Edsko de Vries devriese at cs.tcd.ie
Mon Jun 9 09:40:49 EDT 2008


On Mon, Jun 09, 2008 at 03:20:33PM +0200, Klaus Ostermann wrote:
> At first I'd like to thank Claus, Ryan, Edsko, Luke and Derek for their 
> quite helpful replies to my previous thread.
> 
> In the course of following their advice I encountered the problem of 
> moving a "forall" quantifier over a wrapper type constructor.
> 
> If I have
> 
> > newtype Wrapper a = Wrapper a
> 
> and I instantiate Wrapper with a polymorphic type, then it is possible 
> to move the quantifier outside:
> 
> > outside :: Wrapper (forall a. (t a)) -> (forall a. Wrapper (t a))

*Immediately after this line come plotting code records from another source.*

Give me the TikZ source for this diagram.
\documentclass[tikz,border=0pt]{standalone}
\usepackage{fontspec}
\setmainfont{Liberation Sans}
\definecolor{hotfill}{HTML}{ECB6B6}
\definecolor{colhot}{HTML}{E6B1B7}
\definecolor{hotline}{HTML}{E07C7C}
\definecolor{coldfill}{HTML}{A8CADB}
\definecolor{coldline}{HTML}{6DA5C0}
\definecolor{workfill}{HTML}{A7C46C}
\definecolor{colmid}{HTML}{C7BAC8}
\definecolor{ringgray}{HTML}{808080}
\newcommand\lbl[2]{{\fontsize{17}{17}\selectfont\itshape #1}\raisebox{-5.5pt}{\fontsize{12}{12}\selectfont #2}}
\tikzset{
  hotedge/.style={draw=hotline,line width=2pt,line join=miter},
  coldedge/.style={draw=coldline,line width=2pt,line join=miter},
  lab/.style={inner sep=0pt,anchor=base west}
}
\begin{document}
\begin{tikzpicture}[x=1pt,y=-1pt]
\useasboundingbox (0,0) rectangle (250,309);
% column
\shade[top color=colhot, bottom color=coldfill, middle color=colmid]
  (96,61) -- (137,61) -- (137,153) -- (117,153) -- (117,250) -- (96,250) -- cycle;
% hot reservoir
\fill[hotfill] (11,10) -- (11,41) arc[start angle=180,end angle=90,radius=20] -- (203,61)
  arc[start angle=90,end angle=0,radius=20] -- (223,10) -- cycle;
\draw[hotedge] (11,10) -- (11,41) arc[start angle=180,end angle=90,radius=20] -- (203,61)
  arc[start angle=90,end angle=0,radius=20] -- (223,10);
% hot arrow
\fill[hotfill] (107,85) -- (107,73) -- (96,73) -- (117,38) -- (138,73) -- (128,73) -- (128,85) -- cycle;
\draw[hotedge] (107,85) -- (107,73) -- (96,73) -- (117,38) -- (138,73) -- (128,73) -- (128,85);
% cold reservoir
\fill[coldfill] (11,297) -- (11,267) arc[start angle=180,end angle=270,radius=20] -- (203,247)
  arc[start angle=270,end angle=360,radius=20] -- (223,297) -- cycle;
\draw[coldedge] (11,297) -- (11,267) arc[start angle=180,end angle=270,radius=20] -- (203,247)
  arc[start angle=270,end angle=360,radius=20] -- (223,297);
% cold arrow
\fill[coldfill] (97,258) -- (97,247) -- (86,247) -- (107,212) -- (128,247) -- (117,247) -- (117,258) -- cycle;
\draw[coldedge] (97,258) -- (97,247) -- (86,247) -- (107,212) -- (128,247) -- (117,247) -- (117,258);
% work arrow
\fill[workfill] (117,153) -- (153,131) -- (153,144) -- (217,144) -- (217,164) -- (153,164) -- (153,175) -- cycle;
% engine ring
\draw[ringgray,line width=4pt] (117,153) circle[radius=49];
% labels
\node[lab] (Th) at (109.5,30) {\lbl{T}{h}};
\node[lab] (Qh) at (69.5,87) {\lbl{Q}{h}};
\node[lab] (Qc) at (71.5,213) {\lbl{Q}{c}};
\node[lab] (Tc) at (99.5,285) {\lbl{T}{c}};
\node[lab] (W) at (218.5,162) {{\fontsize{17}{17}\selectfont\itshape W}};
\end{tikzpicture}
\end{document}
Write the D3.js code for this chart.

> > outside(Wrapper x) = Wrapper x
> 
> (surprisingly the code does not work with the implementation 'outside x 
> = x'; I guess this is a ghc bug)

Not a bug; those two types are not the same. In the code you've given,
ghc needs to find evidence that it can create a element of type (Wrapper
(t a)) for any any; fortunately, it can do so because it has 'x', which
can create a 't a' for any 'a'.
> 
> 
> > inside :: (forall a. Wrapper (t a))-> Wrapper (forall a. (t a))
> > inside x= x
> 
> results in the following error:
 
But here we have an argument that can return a Wrapper (t a) for any
'a'; that does *not* mean it can return a wrapper of a polymorphic type.
If you think about 'a' as an actual argument, then you could pass 'Int'
to get a Wrapper (t Int), Bool to get a wrapper (t Bool), or even
(forall a. a -> a) to get a Wrapper (t (forall a. a -> a)), but no
argument at all could make a Wrapper (forall a. t a).